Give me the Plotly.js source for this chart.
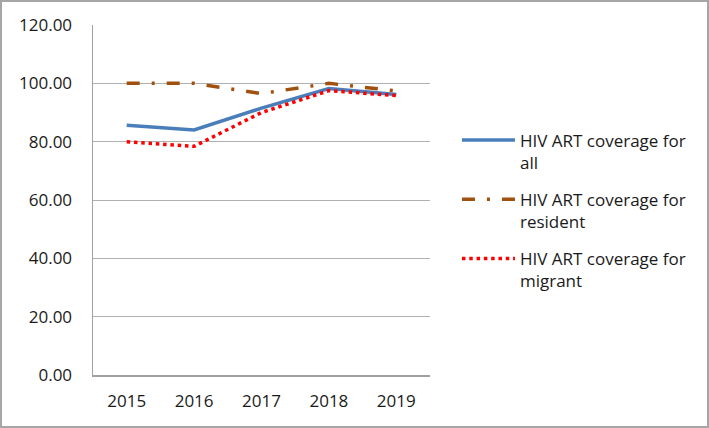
<!DOCTYPE html>
<html><head><meta charset="utf-8">
<script src="https://cdn.plot.ly/plotly-3.0.1.min.js"></script>
<style>html,body{margin:0;padding:0;background:#fff}#wrap{position:relative;width:709px;height:428px}#chart{width:709px;height:428px}#frame{position:absolute;left:0;top:0;width:705px;height:424px;border:2px solid #a6a6a6;pointer-events:none}</style>
</head><body><div id="wrap"><div id="chart"></div><div id="frame"></div></div>
<script>
const years = ['2015','2016','2017','2018','2019'];
const allVals = [85.6, 84.0, 91.5, 98.2, 96.2];
const residentVals = [100.0, 100.0, 96.5, 100.0, 97.4];
const migrantVals = [80.0, 78.4, 90.0, 97.5, 95.8];
const names = ['HIV ART coverage for<br>all','HIV ART coverage for<br>resident','HIV ART coverage for<br>migrant'];
const yTicks = [0,20,40,60,80,100,120];
const yTickText = yTicks.map(v=>v.toFixed(2));

const traces = [
 {x:years,y:allVals,name:names[0],legendgroup:'a',mode:'lines',line:{color:'#4a7ebb',width:3.5}},
 {x:years,y:residentVals,name:names[1],legendgroup:'b',mode:'lines',line:{color:'#a0500f',width:3.5,dash:'13px,12px,3px,12px'}},
 {x:years,y:migrantVals,name:names[2],legendgroup:'c',mode:'lines',line:{color:'#ff0000',width:3.5,dash:'3.5px,3.8px'}}
];
const layout = {
 width:709,height:428,
 margin:{l:93,r:279,t:25,b:53},
 paper_bgcolor:'#fff',plot_bgcolor:'#fff',
 font:{family:'"Open Sans", sans-serif',size:17,color:'#1a1a1a'},
 showlegend:true,
 legend:{x:1.08,y:0.47,yanchor:'middle',xanchor:'left',valign:'top',font:{size:17},tracegroupgap:12,itemwidth:53,bgcolor:'rgba(0,0,0,0)'},
 xaxis:{type:'category',range:[-0.5,4.5],showgrid:false,showline:true,linecolor:'#a0a0a0',linewidth:1.5,ticks:'',tickfont:{size:17},ticklabelstandoff:10,zeroline:false,fixedrange:true},
 yaxis:{range:[0,120],tickvals:yTicks,ticktext:yTickText,showgrid:true,gridcolor:'#b0b0b0',gridwidth:1,showline:true,linecolor:'#a0a0a0',linewidth:1.5,ticks:'',ticklabelstandoff:16,zeroline:false,tickfont:{size:17},fixedrange:true}
};
Plotly.newPlot('chart',traces,layout,{displayModeBar:false,staticPlot:true});
</script></body></html>
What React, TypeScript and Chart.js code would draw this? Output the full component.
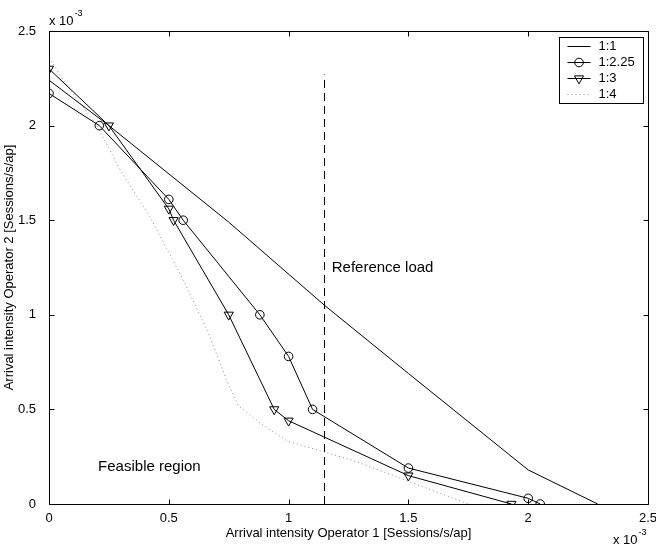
import React, { useEffect, useRef } from "react";
import { Chart, registerables } from "chart.js";
import { drawPoint } from "chart.js/helpers";

Chart.register(...registerables);

const FONT = '"Liberation Sans", Arial, Helvetica, sans-serif';

// ---- data (units of 1e-3 sessions/s/ap) ----
const seriesLabels = ["1:1", "1:2.25", "1:3", "1:4"];

const ratio11X = [0, 0.25, 0.75, 1.15, 1.5, 2.0, 2.29];
const ratio11Y = [2.24, 2.0, 1.49, 1.05, 0.69, 0.18, 0];

const ratio225X = [0, 0.21, 0.5, 0.56, 0.88, 1.0, 1.1, 1.5, 2.0, 2.05];
const ratio225Y = [2.17, 2.0, 1.61, 1.5, 1.0, 0.78, 0.5, 0.19, 0.03, 0];

const ratio13X = [0, 0.25, 0.5, 0.52, 0.75, 0.94, 1.0, 1.5, 1.93];
const ratio13Y = [2.3, 2.0, 1.56, 1.5, 1.0, 0.5, 0.44, 0.15, 0];

const ratio14X = [0, 0.07, 0.2, 0.3, 0.42, 0.55, 0.66, 0.74, 0.79, 0.9, 1.0, 1.27, 1.5, 1.75];
const ratio14Y = [2.36, 2.22, 2.0, 1.76, 1.52, 1.21, 0.92, 0.66, 0.52, 0.41, 0.33, 0.23, 0.12, 0];

const refLoadX = [1.15, 1.15];
const refLoadY = [0, 2.27];

const axisMin = 0;
const axisMax = 2.5;
const tickStep = 0.5;

const xTitle = "Arrival intensity Operator 1 [Sessions/s/ap]";
const yTitle = "Arrival intensity Operator 2 [Sessions/s/ap]";
const scaleMantissa = "x 10";
const scaleExponent = "-3";

const noteTexts = ["Reference load", "Feasible region"];
const noteX = [1.18, 0.205];
const noteY = [1.246, 0.194];

const toPoints = (xs: number[], ys: number[]) => xs.map((x, i) => ({ x, y: ys[i] }));
const fmtTick = (v: any) => String(Math.round(Number(v) * 10) / 10);

const framePlugin = {
  id: "matlabFrame",
  afterDraw(chart: any) {
    const { ctx, chartArea: a, scales } = chart;
    const xs = scales.x;
    const ys = scales.y;
    ctx.save();
    ctx.strokeStyle = "#000";
    ctx.lineWidth = 1;
    const L = Math.round(a.left) + 0.5;
    const R = Math.round(a.right) + 0.5;
    const T = Math.round(a.top) + 0.5;
    const B = Math.round(a.bottom) + 0.5;
    ctx.beginPath();
    ctx.rect(L, T, R - L, B - T);
    ctx.stroke();
    const tl = 5;
    ctx.beginPath();
    xs.ticks.forEach((t: any) => {
      const px = Math.round(xs.getPixelForValue(t.value)) + 0.5;
      ctx.moveTo(px, B);
      ctx.lineTo(px, B - tl);
      ctx.moveTo(px, T);
      ctx.lineTo(px, T + tl);
    });
    ys.ticks.forEach((t: any) => {
      const py = Math.round(ys.getPixelForValue(t.value)) + 0.5;
      ctx.moveTo(L, py);
      ctx.lineTo(L + tl, py);
      ctx.moveTo(R, py);
      ctx.lineTo(R - tl, py);
    });
    ctx.stroke();

    // exponent labels
    ctx.fillStyle = "#000";
    ctx.textAlign = "left";
    ctx.textBaseline = "alphabetic";
    ctx.font = `13px ${FONT}`;
    const mw = ctx.measureText(scaleMantissa).width;
    ctx.fillText(scaleMantissa, a.left, a.top - 6);
    ctx.fillText(scaleMantissa, a.right - 35, a.bottom + 40);
    ctx.font = `9px ${FONT}`;
    ctx.fillText(scaleExponent, a.left + mw + 1, a.top - 15);
    ctx.fillText(scaleExponent, a.right - 35 + mw + 1, a.bottom + 31);

    // annotations
    ctx.font = `15px ${FONT}`;
    ctx.textBaseline = "middle";
    noteTexts.forEach((txt, i) => {
      ctx.fillText(txt, xs.getPixelForValue(noteX[i]), ys.getPixelForValue(noteY[i]));
    });

    // legend
    const bw = 84;
    const bh = 66;
    const bl = Math.round(a.right) - 89 + 0.5;
    const bt = Math.round(a.top) + 6 + 0.5;
    ctx.fillStyle = "#fff";
    ctx.fillRect(bl, bt, bw, bh);
    ctx.strokeStyle = "#000";
    ctx.lineWidth = 1;
    ctx.strokeRect(bl, bt, bw, bh);
    const dsets = chart.data.datasets.slice(0, seriesLabels.length);
    ctx.font = `13px ${FONT}`;
    ctx.textBaseline = "middle";
    dsets.forEach((d: any, i: number) => {
      const yy = Math.round(bt + 8 + i * 16.2) + 0.5;
      const x0 = bl + 8;
      const x1 = bl + 31;
      ctx.save();
      ctx.strokeStyle = d.borderColor;
      ctx.lineWidth = d.borderWidth;
      ctx.setLineDash(d.borderDash || []);
      ctx.beginPath();
      ctx.moveTo(x0, yy);
      ctx.lineTo(x1, yy);
      ctx.stroke();
      ctx.restore();
      if (d.pointRadius > 0) {
        ctx.save();
        ctx.strokeStyle = d.pointBorderColor;
        ctx.fillStyle = "rgba(0,0,0,0)";
        ctx.lineWidth = d.pointBorderWidth;
        drawPoint(ctx, {
          pointStyle: d.pointStyle,
          rotation: d.pointRotation || 0,
          radius: d.pointRadius,
          borderWidth: d.pointBorderWidth,
        } as any, (x0 + x1) / 2, yy);
        ctx.restore();
      }
      ctx.fillStyle = "#000";
      ctx.fillText(d.label, bl + 39, yy);
    });
    ctx.restore();
  },
};

export default function App() {
  const ref = useRef<HTMLCanvasElement | null>(null);

  useEffect(() => {
    if (!ref.current) return;
    const chart = new Chart(ref.current, {
      type: "scatter",
      data: {
        datasets: [
          {
            label: seriesLabels[0],
            data: toPoints(ratio11X, ratio11Y),
            showLine: true,
            borderColor: "#000",
            borderWidth: 1,
            pointRadius: 0,
          },
          {
            label: seriesLabels[1],
            data: toPoints(ratio225X, ratio225Y),
            showLine: true,
            borderColor: "#000",
            borderWidth: 1,
            pointStyle: "circle",
            pointRadius: 4.3,
            pointBorderColor: "#000",
            pointBackgroundColor: "rgba(0,0,0,0)",
            pointBorderWidth: 1,
          },
          {
            label: seriesLabels[2],
            data: toPoints(ratio13X, ratio13Y),
            showLine: true,
            borderColor: "#000",
            borderWidth: 1,
            pointStyle: "triangle",
            pointRotation: 180,
            pointRadius: 5.3,
            pointBorderColor: "#000",
            pointBackgroundColor: "rgba(0,0,0,0)",
            pointBorderWidth: 1,
          },
          {
            label: seriesLabels[3],
            data: toPoints(ratio14X, ratio14Y),
            showLine: true,
            borderColor: "#888",
            borderWidth: 1,
            borderDash: [1, 3],
            pointRadius: 0,
          },
          {
            label: "Reference load",
            data: toPoints(refLoadX, refLoadY),
            showLine: true,
            borderColor: "#000",
            borderWidth: 1,
            borderDash: [8, 5],
            pointRadius: 0,
          },
        ] as any,
      },
      options: {
        responsive: false,
        animation: false,
        events: [],
        layout: { padding: { top: 31, right: 8, left: 0, bottom: 0 } },
        plugins: { legend: { display: false }, tooltip: { enabled: false } },
        scales: {
          x: {
            type: "linear",
            min: axisMin,
            max: axisMax,
            grid: { display: false },
            border: { display: false },
            ticks: {
              stepSize: tickStep,
              color: "#000",
              font: { family: FONT, size: 13 },
              padding: -1,
              maxRotation: 0,
              callback: fmtTick,
            },
            title: {
              display: true,
              text: xTitle,
              color: "#000",
              font: { family: FONT, size: 13 },
              padding: { top: 0, bottom: 5 },
            },
            afterFit(scale: any) {
              scale.height = 42;
              scale.paddingLeft = 0;
              scale.paddingRight = 0;
            },
          },
          y: {
            type: "linear",
            min: axisMin,
            max: axisMax,
            grid: { display: false },
            border: { display: false },
            ticks: {
              stepSize: tickStep,
              color: "#000",
              font: { family: FONT, size: 13 },
              padding: 5,
              callback: fmtTick,
            },
            title: {
              display: true,
              text: yTitle,
              color: "#000",
              font: { family: FONT, size: 13 },
              padding: { top: 2, bottom: 0 },
            },
            afterFit(scale: any) {
              scale.width = 49;
              scale.paddingTop = 0;
              scale.paddingBottom = 0;
            },
          },
        },
      } as any,
      plugins: [framePlugin],
    });
    return () => chart.destroy();
  }, []);

  return (
    <div style={{ position: "fixed", left: 0, top: 0, width: 656, height: 546, background: "#fff" }}>
      <canvas ref={ref} width={656} height={546} style={{ display: "block" }} />
    </div>
  );
}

> _GIVEN TASK_:
Leave the pictures out and copy exactly the lines from the one with "What React, TypeScript" through the one with "Arial, Helvetica, sans-serif';", nothing more.

> _COMPLETED EXERCISE_:
What React, TypeScript and Chart.js code would draw this? Output the full component.
import React, { useEffect, useRef } from "react";
import { Chart, registerables } from "chart.js";
import { drawPoint } from "chart.js/helpers";

Chart.register(...registerables);

const FONT = '"Liberation Sans", Arial, Helvetica, sans-serif';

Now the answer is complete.